LOEB, CHARLES HAROLD

LOEB, CHARLES HAROLD

LOEB, CHARLES HAROLD (2 April 1905-21 Aug. 1978) earned the title of "dean of black newsmen" during his 35-year career on the CLEVELAND CALL AND POST. Born in Baton Rouge, La., the son of Leon and Lillian Loeb, he was educated in the New Orleans public schools and attended Howard Univ. Returning to New Orleans, Loeb had a hand in the establishment of 2 black newspapers, the Louisiana Weekly and the Southern News Weekly. During the next few years he also sold advertising for the Amsterdam News in New York and the Atlanta World. He came to Cleveland and in 1933 joined the recently merged Call and Post, where he filled the positions of advertising salesman, reporter, city editor, and finally, managing editor. He married Beulah Franklin in 1943 and left the following year to cover the Southwest Pacific Theater as a war correspondent for the National Newspaper Publishers Assn.
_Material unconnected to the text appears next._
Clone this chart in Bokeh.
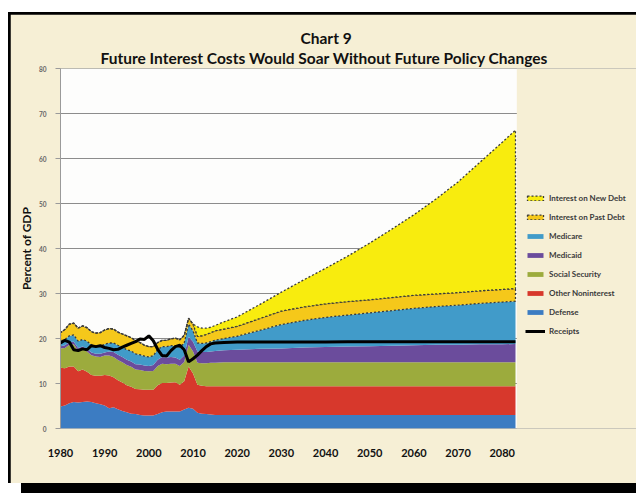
import numpy as np
from bokeh.plotting import figure
from bokeh.layouts import column
from bokeh.models import Legend, LegendItem, FixedTicker, Title, Div, BoxAnnotation
from bokeh.embed import file_html
from bokeh.resources import INLINE

years = list(range(1980, 2011)) + [2011, 2012, 2013, 2014, 2015, 2017, 2020, 2025, 2030, 2035,
                                   2040, 2045, 2050, 2055, 2060, 2065, 2070, 2075, 2080, 2083]

defense = [4.9, 5.1, 5.6, 5.9, 5.8, 5.9, 6.0, 5.9, 5.6, 5.4, 5.1, 4.5, 4.7, 4.3, 3.9, 3.6, 3.3, 3.2, 3.0, 2.9,
           2.9, 2.9, 3.2, 3.6, 3.8, 3.8, 3.8, 3.8, 4.2, 4.6, 4.4,
           3.5, 3.3, 3.2, 3.1, 3.0, 3.0, 3.0, 3.0, 3.0, 3.0, 3.0, 3.0, 3.0, 3.0, 3.0, 3.0, 3.0, 3.0, 3.0, 3.0]
other_nonint = [8.6, 8.3, 8.2, 7.9, 6.9, 7.2, 6.6, 6.0, 6.1, 6.3, 6.8, 7.3, 6.7, 6.4, 6.3, 6.0, 6.0, 5.6, 5.7, 5.7,
                5.7, 5.7, 6.4, 6.5, 6.3, 6.4, 6.5, 5.9, 6.3, 9.2, 7.8,
                6.2, 6.2, 6.2, 6.3, 6.4, 6.4, 6.4, 6.4, 6.4, 6.4, 6.4, 6.4, 6.4, 6.4, 6.4, 6.4, 6.4, 6.4, 6.4, 6.4]
social_security = [4.3, 4.5, 4.8, 4.9, 4.6, 4.5, 4.5, 4.4, 4.3, 4.2, 4.3, 4.4, 4.5, 4.5, 4.5, 4.5, 4.4, 4.3, 4.3, 4.2,
                   4.1, 4.2, 4.3, 4.3, 4.2, 4.2, 4.1, 4.2, 4.3, 4.8, 4.9,
                   4.9, 5.0, 5.1, 5.2, 5.2, 5.3, 5.3, 5.3, 5.3, 5.3, 5.3, 5.3, 5.3, 5.3, 5.3, 5.3, 5.3, 5.3, 5.3, 5.3]
medicaid = [0.5, 0.6, 0.6, 0.6, 0.6, 0.6, 0.6, 0.6, 0.6, 0.7, 0.7, 0.9, 1.1, 1.2, 1.2, 1.2, 1.2, 1.2, 1.2, 1.2,
            1.2, 1.3, 1.4, 1.5, 1.5, 1.5, 1.4, 1.4, 1.4, 1.8, 2.2,
            2.5, 2.5, 2.5, 2.5, 2.6, 2.7, 2.8, 3.0, 3.1, 3.3, 3.4, 3.5, 3.6, 3.7, 3.8, 3.9, 3.9, 4.0, 4.0, 4.1]
medicare = [1.1, 1.3, 1.4, 1.5, 1.5, 1.6, 1.7, 1.7, 1.7, 1.7, 1.8, 1.9, 2.0, 2.1, 2.2, 2.2, 2.3, 2.3, 2.2, 2.1,
            2.0, 2.1, 2.2, 2.3, 2.4, 2.5, 2.6, 2.7, 2.8, 2.8, 2.4,
            1.9, 1.9, 2.0, 2.2, 2.4, 2.6, 3.0, 4.1, 5.3, 6.0, 6.6, 7.0, 7.4, 7.8, 8.2, 8.5, 8.8, 9.1, 9.4, 9.5]
interest_past = [1.9, 2.2, 2.6, 2.6, 2.9, 3.0, 3.0, 2.9, 2.9, 3.0, 3.2, 3.2, 3.1, 2.9, 2.9, 3.1, 3.0, 2.9, 2.7, 2.4,
                 2.3, 2.0, 1.6, 1.4, 1.4, 1.5, 1.7, 1.7, 1.7, 1.3, 1.5,
                 1.5, 1.7, 1.9, 2.0, 2.1, 2.1, 2.2, 2.6, 3.0, 3.0, 3.0, 3.0, 2.9, 2.9, 2.9, 2.8, 2.8, 2.8, 2.8, 2.8]
interest_new = [0.0] * 31 + [2.1, 1.7, 1.4, 1.2, 1.2, 1.6, 2.1, 3.1, 4.2, 6.0, 7.9, 10.1, 12.6, 15.2, 17.9,
                             21.1, 24.6, 28.6, 32.7, 35.2]
receipts = [19.0, 19.6, 19.2, 17.5, 17.3, 17.7, 17.5, 18.4, 18.2, 18.4, 18.0, 17.8, 17.5, 17.6, 18.1, 18.5, 18.9,
            19.3, 19.9, 19.8, 20.6, 19.5, 17.6, 16.2, 16.1, 17.3, 18.2, 18.5, 17.5, 14.8, 15.5,
            16.3, 17.3, 18.2, 18.8, 19.0, 19.1, 19.2, 19.2, 19.2, 19.2, 19.2, 19.3, 19.3, 19.3, 19.3, 19.3,
            19.3, 19.3, 19.3, 19.3]

layer_names = ["Defense", "Other Noninterest", "Social Security", "Medicaid", "Medicare",
               "Interest on Past Debt", "Interest on New Debt"]
layer_values = [defense, other_nonint, social_security, medicaid, medicare, interest_past, interest_new]
layer_colors = ["#3c7cc2", "#d7382c", "#9cab3d", "#6b4c9c", "#419bc9", "#f5c81a", "#f8ec0e"]

y_ticks = [0, 10, 20, 30, 40, 50, 60, 70, 80]
x_ticks = [1980, 1990, 2000, 2010, 2020, 2030, 2040, 2050, 2060, 2070, 2080]

CREAM = "#f6efd5"
FONT = "Lato"
X_END = 1980 + 576 * 103 / 455.0   # plot frame runs on to the right edge; the legend sits there

p = figure(width=626, height=469, x_range=(1980, X_END), y_range=(0, 80),
           output_backend="svg", toolbar_location=None, title=None,
           min_border_left=50, min_border_right=0, min_border_top=54, min_border_bottom=55)
p.border_fill_color = CREAM
p.background_fill_color = "#fdfdfc"
p.outline_line_color = None

x = np.array(years, dtype=float)
cum = np.zeros(len(years))
renderers = {}
for name, vals, col in zip(layer_names, layer_values, layer_colors):
    v = np.array(vals, dtype=float)
    top = cum + v
    if name.startswith("Interest"):
        r = p.patch(np.concatenate([x, x[::-1]]), np.concatenate([top, cum[::-1]]),
                    fill_color=col, line_color="#3a3a3a", line_dash="2 2", line_width=1.3)
    else:
        r = p.varea(x=x, y1=cum, y2=top, fill_color=col)
    renderers[name] = r
    cum = top

rec = p.line(x, receipts, line_color="black", line_width=3)
renderers["Receipts"] = rec

# cream strip to the right of the chart area (holds the legend)
p.add_layout(BoxAnnotation(left=years[-1] + 0.3, fill_color=CREAM, fill_alpha=1,
                           line_color=None, level="annotation"))

# axes
p.yaxis.ticker = FixedTicker(ticks=y_ticks)
p.xaxis.ticker = FixedTicker(ticks=x_ticks)
p.xgrid.grid_line_color = None
p.ygrid.grid_line_color = "#8c8c8c"
p.ygrid.grid_line_width = 1.2
p.yaxis.axis_line_color = "#9a9a9a"
p.xaxis.axis_line_color = None
p.yaxis.major_tick_out = 5
p.yaxis.major_tick_in = 0
p.yaxis.major_tick_line_color = "#9a9a9a"
p.yaxis.minor_tick_line_color = None
p.xaxis.major_tick_line_color = None
p.xaxis.minor_tick_line_color = None
p.yaxis.major_label_text_font = FONT
p.yaxis.major_label_text_font_size = "6.5px"
p.yaxis.major_label_text_font_style = "bold"
p.yaxis.major_label_text_color = "#666666"
p.yaxis.major_label_standoff = 9
p.xaxis.major_label_text_font = FONT
p.xaxis.major_label_text_font_size = "11px"
p.xaxis.major_label_text_font_style = "bold"
p.xaxis.major_label_text_color = "#111111"
p.xaxis.major_label_standoff = 14

# legend inside the (extended) frame
order = ["Interest on New Debt", "Interest on Past Debt", "Medicare", "Medicaid",
         "Social Security", "Other Noninterest", "Defense", "Receipts"]
legend = Legend(items=[LegendItem(label=n, renderers=[renderers[n]]) for n in order],
                location=(465, 92), orientation="vertical",
                background_fill_alpha=0, border_line_color=None,
                padding=0, margin=0, spacing=9,
                glyph_width=20, glyph_height=6, label_height=8, label_standoff=4,
                label_text_font=FONT, label_text_font_size="8px",
                label_text_font_style="bold", label_text_color="#3a3a3a")
p.add_layout(legend, "center")

# titles
p.add_layout(Title(text="Future Interest Costs Would Soar Without Future Policy Changes",
                   align="left", offset=40, standoff=4, text_font=FONT, text_font_style="bold",
                   text_font_size="15.5px", text_color="#111111"), "above")
p.add_layout(Title(text="Chart 9", align="left", offset=240, standoff=-4, text_font=FONT,
                   text_font_style="bold", text_font_size="15.5px", text_color="#111111"), "above")
p.yaxis.axis_label = "Percent of GDP"
p.yaxis.axis_label_text_font = FONT
p.yaxis.axis_label_text_font_style = "bold"
p.yaxis.axis_label_text_font_size = "12px"
p.yaxis.axis_label_text_color = "#111111"
p.yaxis.axis_label_standoff = 2

# photo frame: white margins, black edges, bottom black bar
p.margin = (0, 0, 0, 0)
framed = column(p, margin=(12, 0, 0, 8), spacing=0,
                styles={"background-color": "black", "padding": "2px 0px 0px 2px"})
bar = Div(text="", width=615, height=10, margin=(0, 0, 0, 21),
          styles={"background-color": "black"})
page = column(framed, bar, spacing=0, margin=0, styles={"background-color": "white"})

open("out.html", "w").write(file_html(page, INLINE))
He was 1 of only 2 African American newsmen to cover the surrender of Japan aboard the U.S.S. Missouri. Loeb served several terms as chairman of the Editorial Society of the NNPA and in 1975 received the Community Service Award of the URBAN LEAGUE OF CLEVELAND. He wrote a history of the FUTURE OUTLOOK LEAGUE entitled The Future Is Yours. In 1956 he conducted an unsuccessful campaign as Republican candidate for Congress, and in 1970 he was appointed to the Cleveland Boxing and Wrestling Commission by Mayor Carl B. Stokes. Loeb was survived by his wife and 2 daughters, Jennie Elbert and Stella Loeb-Munson.